Friday, 11 April 2014
The Lemon Grove by Helen Walsh
Published by: Random House Canada
Taking place over the course of one week, The Lemon Grove lands in the heat of Deia, a village on an island off the southeast coast of Spain. Jenn and Greg are on their annual holiday to enjoy languorous, close afternoons by the pool, and relaxed dinners overlooking the rocks. But the equilibrium is upset by the arrival of their teenage daughter, Emma, and her boyfriend, Nathan. Jenn, in her early forties, loves her (older) husband and her (step)daughter and is content with her life, she thinks. But when this beautiful, reckless young man comes into her world, she is caught by a sexual compulsion that she's seldom felt before. As the lines hotly blur between attraction, desire and obsession, Jenn’s world is thrown into tumult--by Nathan's side, she could be young and carefree once again, and at this stage in her life, the promise of youth is every bit as seductive as the promise of passion. Jenn struggles between the conflicting pulls of resistance and release, and the events of the next few days have the potential to put lives in jeopardy as the players carry out their roles in this unstoppably sexy and unputdownable novel from a brilliant observer of the human condition.
Jen has enjoyed the first week of her holiday alone with husband Greg but is dreading the arrival of her stepdaughter Emma, which is how the book opens.
Emma has persuaded her parents to let her bring her boyfriend, Nathan on the holiday with her. It is clear to Jenn that Nathan is Emma's first love; she is completely besotted with him. Observing them, her perception is that this relationship will most likely unravel and fall apart and that Emma will suffer when that happens. She went through it herself as a teenager so she knows - and she is powerless to do anything about it. You get the sense that all is not right with Jenn and 15 year old Emma. It would seem that tension and resentment has been building on both sides for some time. An unfortunate incident causes a confrontation between the women the moment Emma and Nathan arrive and Emma continues to be nasty to Jenn thereafter.

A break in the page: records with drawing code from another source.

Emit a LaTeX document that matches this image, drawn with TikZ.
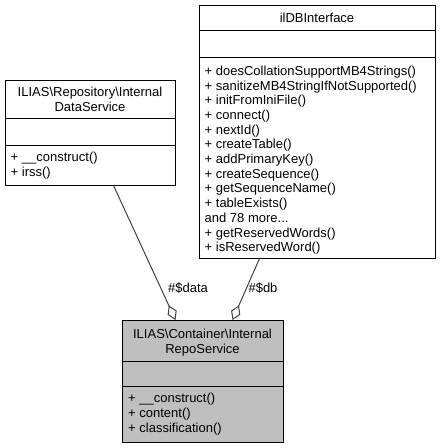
\documentclass[tikz,border=0pt]{standalone}
\usepackage{fontspec}
\setmainfont{Liberation Sans}
\usetikzlibrary{arrows.meta}
\definecolor{boxgray}{HTML}{BFBFBF}
\definecolor{edgegray}{HTML}{404040}
\begin{document}
\begin{tikzpicture}[x=1bp,y=-1bp,
  box/.style={draw=black, line width=1bp, inner sep=0, anchor=north west},
  txt/.style={inner sep=0, font=\fontsize{13bp}{14.7bp}\selectfont},
  divider/.style={draw=black, line width=1bp},
  edge/.style={draw=edgegray, line width=1bp, {Diamond[open,length=16bp,width=10bp]}-}]
\useasboundingbox (0,0) rectangle (440,448);

% Left box
\node[box, minimum width=170bp, minimum height=104.5bp] (A) at (5,80) {};
\draw[divider] ([yshift=-38.5bp]A.north west) -- ([yshift=-38.5bp]A.north east);
\draw[divider] ([yshift=-65.5bp]A.north west) -- ([yshift=-65.5bp]A.north east);
\node[txt, align=center, anchor=north] (At) at (90,86.7) {ILIAS\textbackslash Repository\textbackslash Internal\\DataService};
\node[txt, align=left, anchor=north west] (Am) at (10.5,151.7) {+ \_\_construct()\\+ irss()};

% Right box
\node[box, minimum width=236bp, minimum height=252.5bp] (B) at (199,5) {};
\draw[divider] ([yshift=-26bp]B.north west) -- ([yshift=-26bp]B.north east);
\draw[divider] ([yshift=-52.5bp]B.north west) -- ([yshift=-52.5bp]B.north east);
\node[txt, anchor=north] (Bt) at (317,13) {ilDBInterface};
\node[txt, align=left, anchor=north west] (Bm) at (204.5,65.7) {+ doesCollationSupportMB4Strings()\\+ sanitizeMB4StringIfNotSupported()\\+ initFromIniFile()\\+ connect()\\+ nextId()\\+ createTable()\\+ addPrimaryKey()\\+ createSequence()\\+ getSequenceName()\\+ tableExists()\\and 78 more...\\+ getReservedWords()\\+ isReservedWord()};

% Bottom box
\node[box, fill=boxgray, minimum width=161.6bp, minimum height=121.7bp] (C) at (121.7,320) {};
\draw[divider] ([yshift=-41.5bp]C.north west) -- ([yshift=-41.5bp]C.north east);
\draw[divider] ([yshift=-66.5bp]C.north west) -- ([yshift=-66.5bp]C.north east);
\node[txt, align=center, anchor=north] (Ct) at (202.5,329) {ILIAS\textbackslash Container\textbackslash Internal\\RepoService};
\node[txt, align=left, anchor=north west] (Cm) at (128,393.3) {+ \_\_construct()\\+ content()\\+ classification()};

% Edges
\draw[edge] ([xshift=-27.5bp]C.north) -- ([xshift=23bp]A.south);
\draw[edge] ([xshift=29.5bp]C.north) -- ([xshift=-58bp]B.south);
\node[txt] (Ld) at (188,288) {\#\$data};
\node[txt] (Ldb) at (263,288) {\#\$db};
\end{tikzpicture}
\end{document}
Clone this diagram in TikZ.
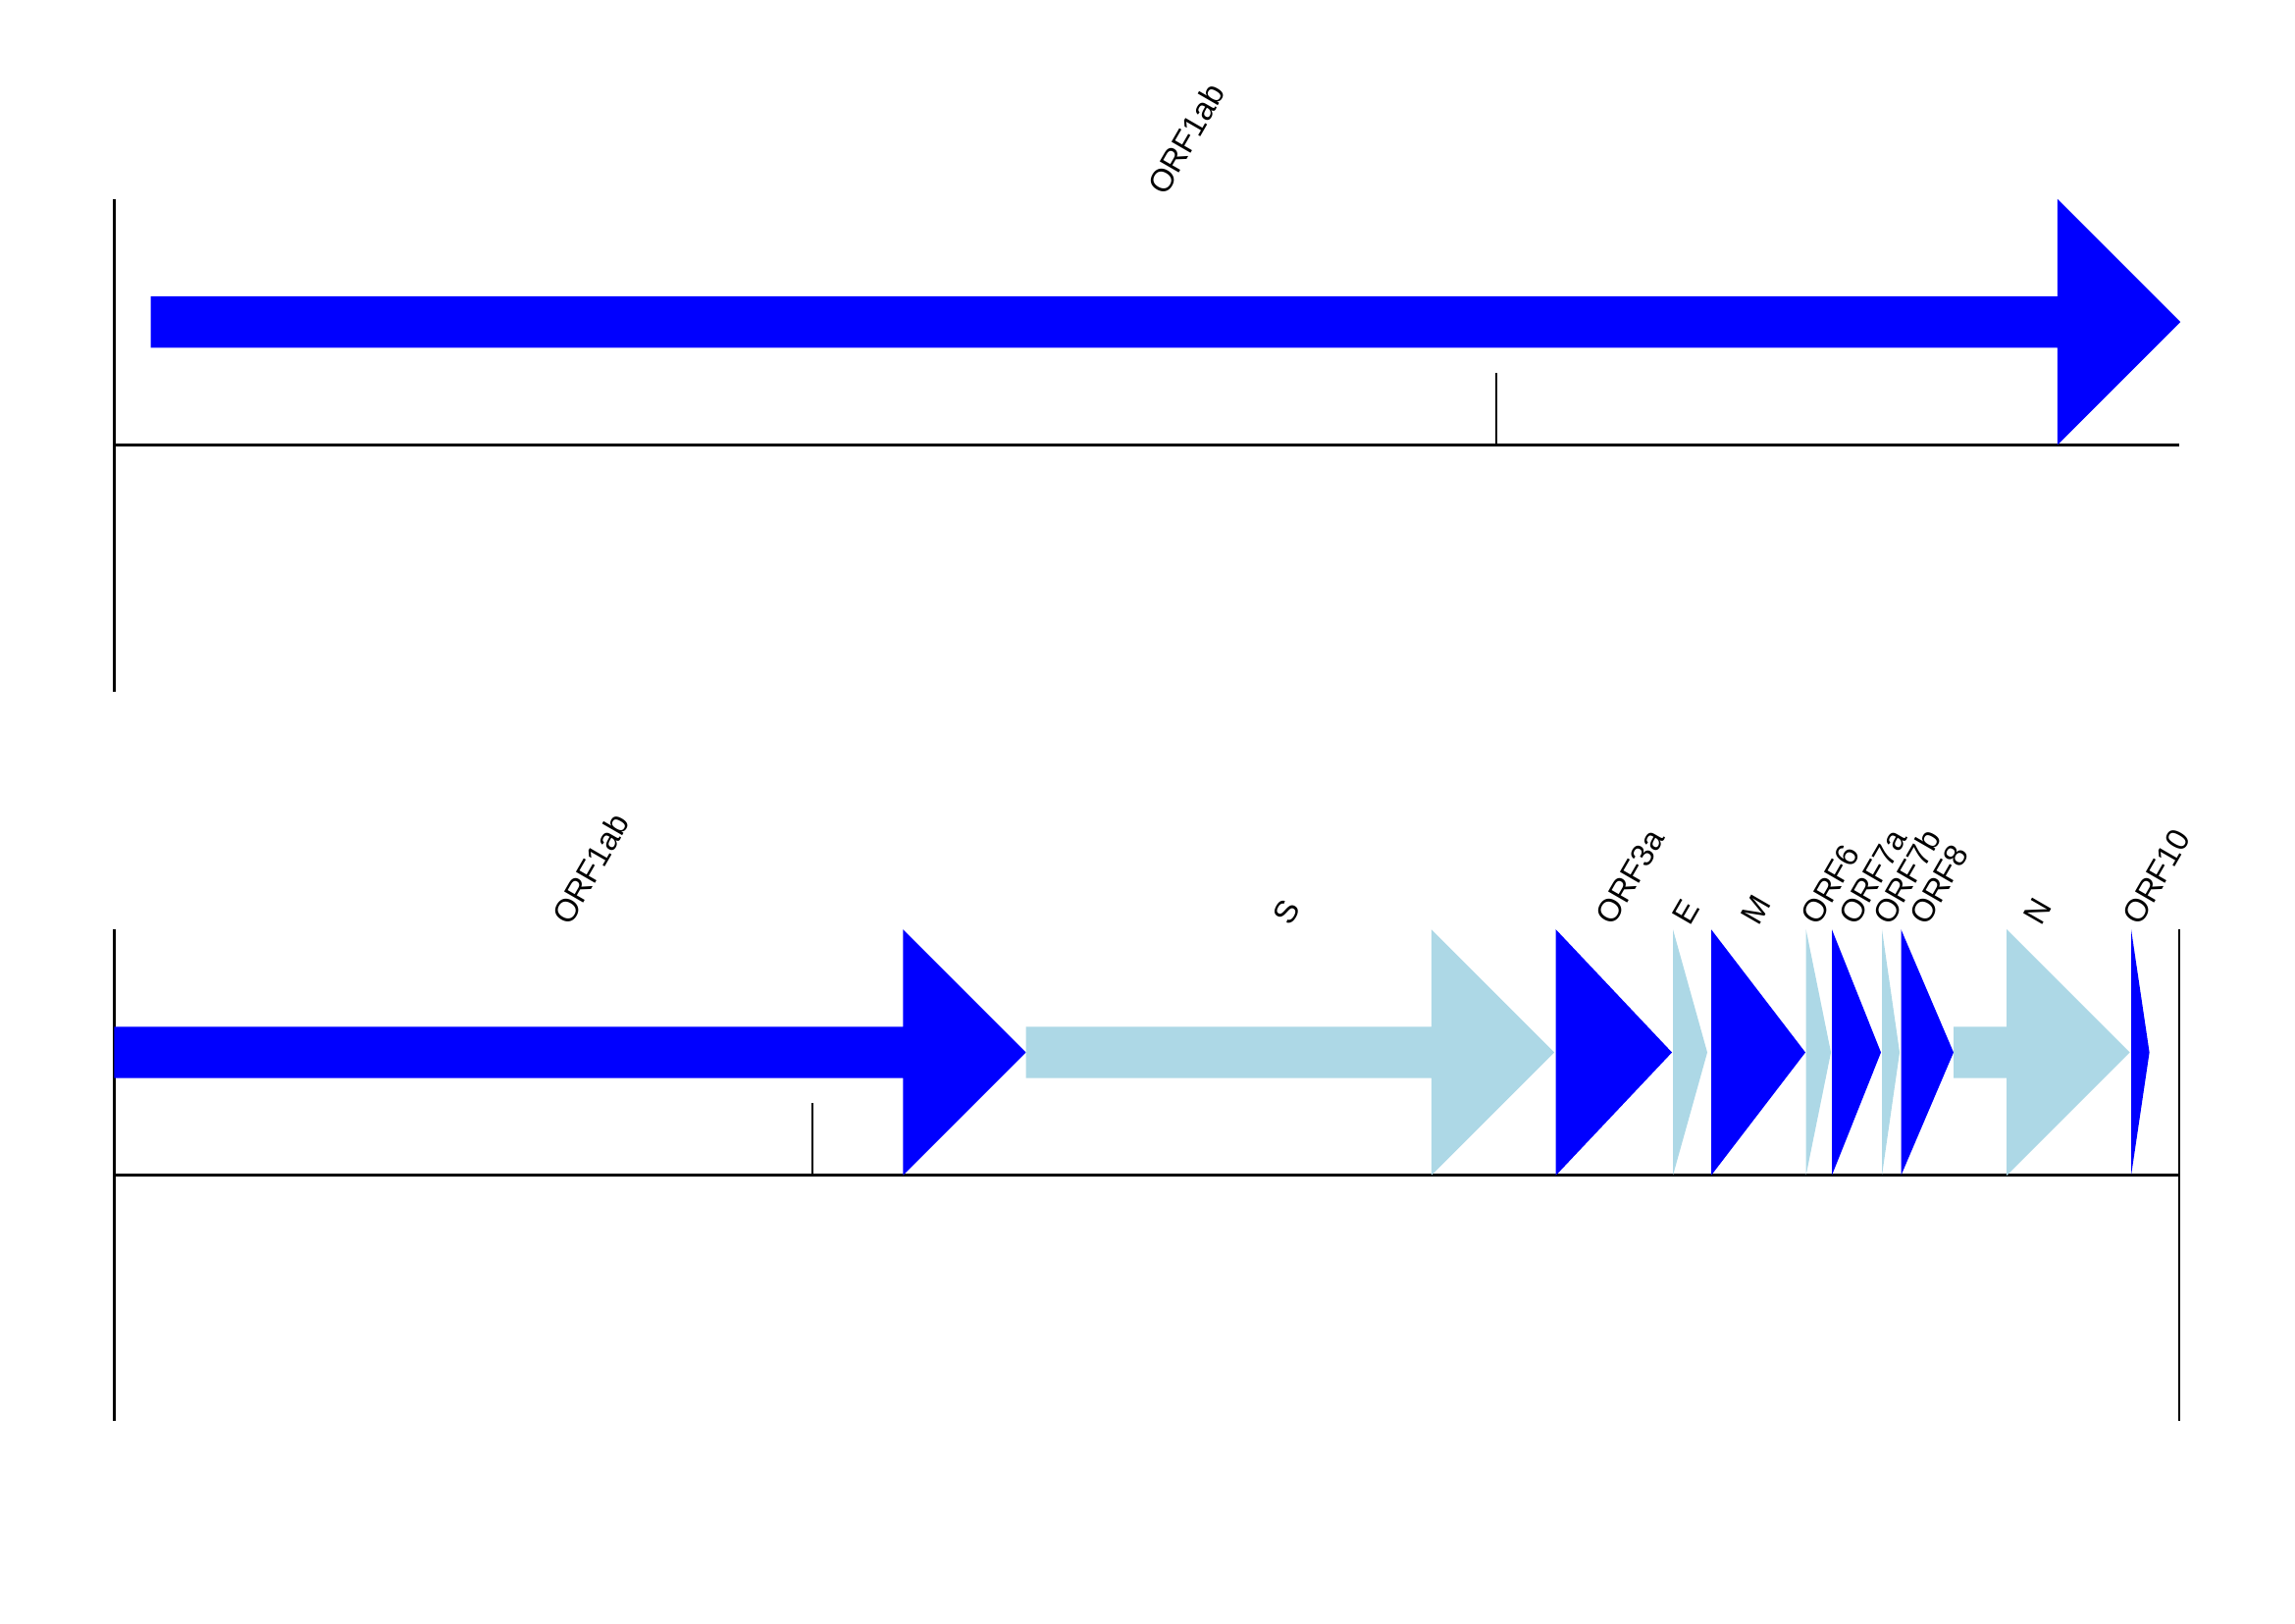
\documentclass[tikz,border=0pt]{standalone}
\usepackage{fontspec}
\setmainfont{Liberation Sans}
\definecolor{geneblue}{RGB}{0,0,255}
\definecolor{genelight}{RGB}{173,216,230}
\newcommand\longgene[4]{\fill[#4] (#1,{#3-26.1}) -- ({#2-125.3},{#3-26.1}) -- ({#2-125.3},{#3-125.3}) -- (#2,#3) -- ({#2-125.3},{#3+125.3}) -- ({#2-125.3},{#3+26.1}) -- (#1,{#3+26.1}) -- cycle;}
\newcommand\shortgene[4]{\fill[#4] (#1,{#3-125.3}) -- (#2,#3) -- (#1,{#3+125.3}) -- cycle;}
\begin{document}
\begin{tikzpicture}[x=1pt,y=-1pt,
  axisline/.style={draw=black,line width=2.6pt},
  baseln/.style={draw=black,line width=3pt},
  tickln/.style={draw=black,line width=2pt},
  lab/.style={rotate=60,anchor=base west,inner sep=0pt,font=\fontsize{32.6}{38}\selectfont}]
\useasboundingbox (0,0) rectangle (2339,1654);
\fill[white] (0,0) rectangle (2339,1654);
% ---------- top panel ----------
\coordinate (t1) at (116.4,202.9);
\coordinate (t2) at (116.4,704.5);
\coordinate (b1) at (116.4,453.5);
\coordinate (b2) at (2221,453.5);
\coordinate (k1) at (1524.5,453.5);
\coordinate (k2) at (1524.5,380);
\draw[axisline] (t1) -- (t2);
\draw[tickln] (k1) -- (k2);
\draw[baseln] (b1) -- (b2);
\longgene{153.6}{2222.2}{328.2}{geneblue}
\node[lab] (labA) at ({(153.6+2222.2)/2},201) {ORF1ab};
% ---------- bottom panel ----------
\coordinate (u1) at (116.4,947.2);
\coordinate (u2) at (116.4,1448.4);
\coordinate (v1) at (2221,947.2);
\coordinate (v2) at (2221,1448.4);
\coordinate (c1) at (116.4,1197.8);
\coordinate (c2) at (2221,1197.8);
\coordinate (m1) at (827.9,1197.8);
\coordinate (m2) at (827.9,1123.5);
\draw[axisline] (u1) -- (u2);
\draw[axisline] (v1) -- (v2);
\draw[tickln] (m1) -- (m2);
\draw[baseln] (c1) -- (c2);
\longgene{116.4}{1045.7}{1072.5}{geneblue}
\longgene{1045.7}{1584.2}{1072.5}{genelight}
\shortgene{1585.7}{1704}{1072.5}{geneblue}
\shortgene{1705}{1740}{1072.5}{genelight}
\shortgene{1744}{1840}{1072.5}{geneblue}
\shortgene{1840.6}{1866}{1072.5}{genelight}
\shortgene{1867}{1917}{1072.5}{geneblue}
\shortgene{1918}{1936}{1072.5}{genelight}
\shortgene{1937.5}{1991}{1072.5}{geneblue}
\longgene{1991}{2170.5}{1072.5}{genelight}
\shortgene{2172}{2190.6}{1072.5}{geneblue}
\node[lab] (lb1) at ({(116.4+1045.7)/2},945) {ORF1ab};
\node[lab] (lb2) at ({(1045.7+1584.2)/2},945) {S};
\node[lab] (lb3) at ({(1585.7+1704)/2},945) {ORF3a};
\node[lab] (lb4) at ({(1705+1740)/2},945) {E};
\node[lab] (lb5) at ({(1744+1840)/2},945) {M};
\node[lab] (lb6) at ({(1840.6+1866)/2},945) {ORF6};
\node[lab] (lb7) at ({(1867+1917)/2},945) {ORF7a};
\node[lab] (lb8) at ({(1918+1936)/2},945) {ORF7b};
\node[lab] (lb9) at ({(1937.5+1991)/2},945) {ORF8};
\node[lab] (lb10) at ({(1991+2170.5)/2},945) {N};
\node[lab] (lb11) at ({(2172+2190.6)/2},945) {ORF10};
\end{tikzpicture}
\end{document}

Jenn only met Nathan briefly in the UK and she did not get a proper look at him. Now she has had a chance to meet him properly she can't help but notice how attractive he is. Unlike Emma, Nathan is polite and friendly towards her. She is surprised, although pleased, that he is a working class boy from the north.
Walsh writes about the GB class divide as well as the North-South divide. Jenn is a northerner who was raised in a working class family. Greg is middle class and a southerner. Jenn is not happy that Greg had insisted that Emma attend a private school and she resents having to pay for it. Emma, as a consequence moves in circles of the affluent. She uses her social status to snipe at Jen; she comments on how 'common' she looks, mocks her accent and implies that she is poorly educated. However, she does this not because she believes it, but because she knows how much it hurts Jenn - and she is out to inflict as much pain as possible. Why so hateful? Mostly because she's 15 (see paragraph, below). She doesn't really care about class - if she did she wouldn't be dating a 17 year old male version of Jenn, which also suggests to me that her hatred towards her stepmother is superficial.
The tension between the two women is mainly due to the fact that they are both at stages in their lives fraught with angst - Emma is at the peak of adolescence and Jenn has just approached what she considers to be 'middle age' and trying to come to terms with this. She is overly conscious of her 'aging' body - which I imagine is in a lot better shape than she makes out - and she envies the teens their youth. That Jenn is not Emma's birth mother is also part of the problem, as is the fact that she never got to have a child of her own. (Had either been the case I envisage an entirely different scenario.) All this seems to have triggered in Jenn a mid-life crisis. She demonstrates all the signs, including lusting after and becoming obsessed with Nathan. Without giving too much away - no doubt you can imagine - the scenario heads in a downward spiral as the plot unravels and makes for very interesting reading.
As for Jenn's relationship with Greg: they seem to be in a rut and she has lost interest in him (although possibly this is another symptom of the mid-life crisis). She certainly has no interest in him sexually and she seems to think he is content with his life and their marriage as things stand. It becomes clear that she doesn't know her husband as well as she thinks. He certainly deserves more credit than she gives him. The same applies to Emma. Despite having raised her from a very young age, she does not really know or understand her. In that sense, Jenn discovers who her husband and her stepdaughter really are on this holiday.
The Lemon Grove is a relatively short novel (288 pages) that reads very well. It is smart and perceptive but for me the best thing about it is the prose - it is a beautifully written piece of literary fiction, in my view. As for the ending... very nicely done.